4.Is MBA required for a product manager?
You don’t necessarily need an MBA to become a product manager. An MBA is a Master’s in Business Administration, and it has more to do with business management. However, people who have an MBA can opt for product management, provided they have the right knowledge and expertise.
Typically, product managers are expected to have a Bachelor’s degree. However, that degree can be in product management, business administration, computer science, management sciences, or any related field.
Therefore, you don’t need an exact degree program to help you get to the product manager position.
However, if you want to move on from a product manager role to a senior product manager role, or even a director position, you may have to improve your qualifications.

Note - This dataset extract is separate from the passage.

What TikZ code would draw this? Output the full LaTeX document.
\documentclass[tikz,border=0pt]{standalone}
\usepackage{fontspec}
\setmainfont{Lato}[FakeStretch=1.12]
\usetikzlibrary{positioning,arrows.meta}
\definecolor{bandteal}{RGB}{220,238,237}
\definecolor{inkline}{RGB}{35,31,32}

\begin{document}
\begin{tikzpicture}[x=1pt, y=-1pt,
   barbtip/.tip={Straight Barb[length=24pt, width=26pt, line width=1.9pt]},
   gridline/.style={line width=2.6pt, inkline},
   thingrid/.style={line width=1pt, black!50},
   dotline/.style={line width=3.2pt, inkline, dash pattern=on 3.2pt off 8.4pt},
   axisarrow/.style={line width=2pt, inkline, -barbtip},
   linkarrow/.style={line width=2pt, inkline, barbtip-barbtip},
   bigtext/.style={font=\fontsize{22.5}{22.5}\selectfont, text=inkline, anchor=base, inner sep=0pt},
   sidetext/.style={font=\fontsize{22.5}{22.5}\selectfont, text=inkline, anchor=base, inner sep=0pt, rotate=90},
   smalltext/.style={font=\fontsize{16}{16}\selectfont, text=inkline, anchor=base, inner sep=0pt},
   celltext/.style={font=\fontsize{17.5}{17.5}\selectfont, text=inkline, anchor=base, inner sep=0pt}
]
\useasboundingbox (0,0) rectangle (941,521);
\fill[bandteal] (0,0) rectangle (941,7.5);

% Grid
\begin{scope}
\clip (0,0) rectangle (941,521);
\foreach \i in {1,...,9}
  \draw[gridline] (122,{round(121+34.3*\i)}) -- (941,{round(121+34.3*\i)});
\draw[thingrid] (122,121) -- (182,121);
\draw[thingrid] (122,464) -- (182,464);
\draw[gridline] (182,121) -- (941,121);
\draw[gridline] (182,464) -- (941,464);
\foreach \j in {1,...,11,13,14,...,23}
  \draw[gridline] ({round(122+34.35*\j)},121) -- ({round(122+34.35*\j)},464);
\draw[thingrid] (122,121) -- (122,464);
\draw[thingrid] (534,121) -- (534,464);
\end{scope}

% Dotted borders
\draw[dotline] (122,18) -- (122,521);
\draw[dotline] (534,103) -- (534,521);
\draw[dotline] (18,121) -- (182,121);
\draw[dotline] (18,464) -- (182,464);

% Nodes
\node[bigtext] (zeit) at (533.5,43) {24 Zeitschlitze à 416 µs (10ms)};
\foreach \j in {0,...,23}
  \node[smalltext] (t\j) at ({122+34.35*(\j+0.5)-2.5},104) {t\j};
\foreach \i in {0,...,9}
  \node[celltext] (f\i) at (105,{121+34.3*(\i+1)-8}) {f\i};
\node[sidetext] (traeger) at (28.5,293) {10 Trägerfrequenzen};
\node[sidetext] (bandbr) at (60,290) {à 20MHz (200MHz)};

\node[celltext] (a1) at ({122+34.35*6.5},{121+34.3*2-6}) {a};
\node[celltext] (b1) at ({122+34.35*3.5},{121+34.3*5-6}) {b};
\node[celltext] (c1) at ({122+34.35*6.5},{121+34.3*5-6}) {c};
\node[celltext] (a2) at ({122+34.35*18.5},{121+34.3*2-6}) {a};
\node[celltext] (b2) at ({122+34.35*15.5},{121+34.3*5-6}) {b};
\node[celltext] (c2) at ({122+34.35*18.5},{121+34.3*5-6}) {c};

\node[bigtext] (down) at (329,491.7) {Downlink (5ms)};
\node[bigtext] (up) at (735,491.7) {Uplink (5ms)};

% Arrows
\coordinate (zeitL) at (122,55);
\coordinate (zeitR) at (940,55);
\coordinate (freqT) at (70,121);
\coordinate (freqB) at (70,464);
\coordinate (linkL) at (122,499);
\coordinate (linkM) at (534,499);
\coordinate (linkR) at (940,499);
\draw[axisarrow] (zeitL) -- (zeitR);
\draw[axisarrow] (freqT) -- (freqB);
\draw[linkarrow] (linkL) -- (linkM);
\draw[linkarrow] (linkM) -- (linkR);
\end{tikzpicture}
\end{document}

Depending on the company you’re working with, the Director of Product or Chief Product Officer positions usually require an MBA or any equivalent degree.
5.Is product manager a good career?
The product manager career is one of the best careers that you can opt for today. This is due to the abundance of products and services in the market. With so many new products and product lines being released every day, the demand for product managers is ever-growing.
Furthermore, the product manager job teaches you a lot of things like public relations, stakeholder management, pricing models, and much more. These things are crucial for running a successful company and product.
Not to mention that the product manager salary is above the national average in the US. On top of that, there are tons of new job opportunities available every day.
In fact, according to Glassdoor’s list of best jobs in the US, the product manager job ranks at number five, with over 11,000 active job opportunities at any given time.